= What is expected =
Retype every line from the start of the data down to and including the line with "const labelTops = [43, 72, 100, 140, 265];". Skip the pictures.

● ● ● ● ● ● ●

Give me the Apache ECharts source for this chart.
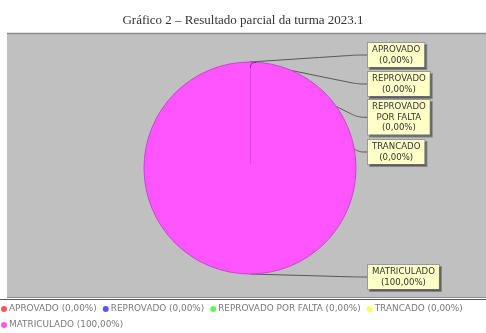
<!DOCTYPE html>
<html><head><meta charset="utf-8">
<style>html,body{margin:0;padding:0;background:#fff}#c{width:486px;height:333px}</style>
<script src="https://cdn.jsdelivr.net/npm/echarts@6/dist/echarts.min.js"></script>
</head><body><div id="c"></div>
<script>
const categories = ['APROVADO', 'REPROVADO', 'REPROVADO POR FALTA', 'TRANCADO', 'MATRICULADO'];
const values = [0, 0, 0, 0, 100];
const percentLabels = ['0,00%', '0,00%', '0,00%', '0,00%', '100,00%'];
const colors = ['#ff5555', '#5555ff', '#55ff55', '#ffff55', '#ff55ff'];
const boxLabels = ['APROVADO', 'REPROVADO', 'REPROVADO\nPOR FALTA', 'TRANCADO', 'MATRICULADO'];
const labelTops = [43, 72, 100, 140, 265];

const CX = 250, CY = 168, R = 106;
const chart = echarts.init(document.getElementById('c'), null, {renderer: 'canvas'});
const data = categories.map((c, i) => ({
  name: c, value: values[i],
  itemStyle: values[i] === 0 ? {color: colors[i]}
                             : {color: colors[i], borderColor: '#c648cf', borderWidth: 1},
  label: {formatter: boxLabels[i] + '\n(' + percentLabels[i] + ')'}
}));
chart.setOption({
  animation: false,
  title: {
    text: 'Gráfico 2 – Resultado parcial da turma 2023.1',
    left: 'center', top: 9,
    textStyle: {fontFamily: 'Liberation Serif', fontWeight: 'normal', fontSize: 13, color: '#333'}
  },
  graphic: [
    {type: 'rect', shape: {x: 7, y: 33, width: 479, height: 264}, style: {fill: '#c0c0c0'}, z: -10},
    {type: 'line', shape: {x1: 7, y1: 33.5, x2: 486, y2: 33.5}, style: {stroke: '#8a8a8a', lineWidth: 1.5}, z: -9},
    {type: 'line', shape: {x1: 7, y1: 297.5, x2: 486, y2: 297.5}, style: {stroke: '#8a8a8a', lineWidth: 1}, z: -9},
    {type: 'line', shape: {x1: 0, y1: 299.5, x2: 486, y2: 299.5}, style: {stroke: '#555', lineWidth: 1}, z: -9},
    {type: 'line', shape: {x1: CX + 0.5, y1: CY - 4, x2: CX + 0.5, y2: CY - R + 6}, style: {stroke: 'rgba(140,40,160,0.3)', lineWidth: 1}, z: 100},
    {type: 'bezierCurve', shape: {x1: CX + 0.5, y1: CY - R + 6, cpx1: CX + 0.5, cpy1: CY - R + 1, x2: CX + 6, y2: CY - R + 0.5, cpx2: CX + 2, cpy2: CY - R + 0.5}, style: {stroke: 'rgba(90,20,110,0.7)', lineWidth: 1, fill: null}, z: 100}
  ],
  legend: {
    left: 1, top: 304, width: 480, padding: 0,
    itemWidth: 6, itemHeight: 6, itemGap: 6,
    icon: 'circle',
    itemStyle: {borderWidth: 0},
    textStyle: {fontSize: 8.9, color: '#7a7a7a', fontFamily: 'DejaVu Sans', lineHeight: 10, padding: [0, 0, 0, -3]},
    formatter: name => name + ' (' + percentLabels[categories.indexOf(name)] + ')',
    data: categories
  },
  series: [{
    type: 'pie',
    center: [CX, CY],
    radius: R,
    startAngle: 90,
    clockwise: true,
    avoidLabelOverlap: false,
    data: data,
    label: {
      show: true, position: 'outside',
      fontSize: 8.6, color: '#333', fontFamily: 'DejaVu Sans', lineHeight: 10.5,
      backgroundColor: '#ffffc8', borderColor: '#999', borderWidth: 1,
      padding: [2, 4, 1, 4], align: 'center',
      shadowColor: 'rgba(0,0,0,0.3)', shadowOffsetX: 2, shadowOffsetY: 2, shadowBlur: 0
    },
    labelLine: {show: true, smooth: 0.4, length: 10, length2: 10, lineStyle: {color: '#555', width: 1}},
    labelLayout: function (p) {
      return {x: 367 + p.labelRect.width / 2, y: labelTops[p.dataIndex], align: 'center', verticalAlign: 'top'};
    },
    emphasis: {disabled: true}
  }]
});
</script></body></html>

● ● ● ● ● ● ●

= Answer to this exercise =
Give me the Apache ECharts source for this chart.
<!DOCTYPE html>
<html><head><meta charset="utf-8">
<style>html,body{margin:0;padding:0;background:#fff}#c{width:486px;height:333px}</style>
<script src="https://cdn.jsdelivr.net/npm/echarts@6/dist/echarts.min.js"></script>
</head><body><div id="c"></div>
<script>
const categories = ['APROVADO', 'REPROVADO', 'REPROVADO POR FALTA', 'TRANCADO', 'MATRICULADO'];
const values = [0, 0, 0, 0, 100];
const percentLabels = ['0,00%', '0,00%', '0,00%', '0,00%', '100,00%'];
const colors = ['#ff5555', '#5555ff', '#55ff55', '#ffff55', '#ff55ff'];
const boxLabels = ['APROVADO', 'REPROVADO', 'REPROVADO\nPOR FALTA', 'TRANCADO', 'MATRICULADO'];
const labelTops = [43, 72, 100, 140, 265];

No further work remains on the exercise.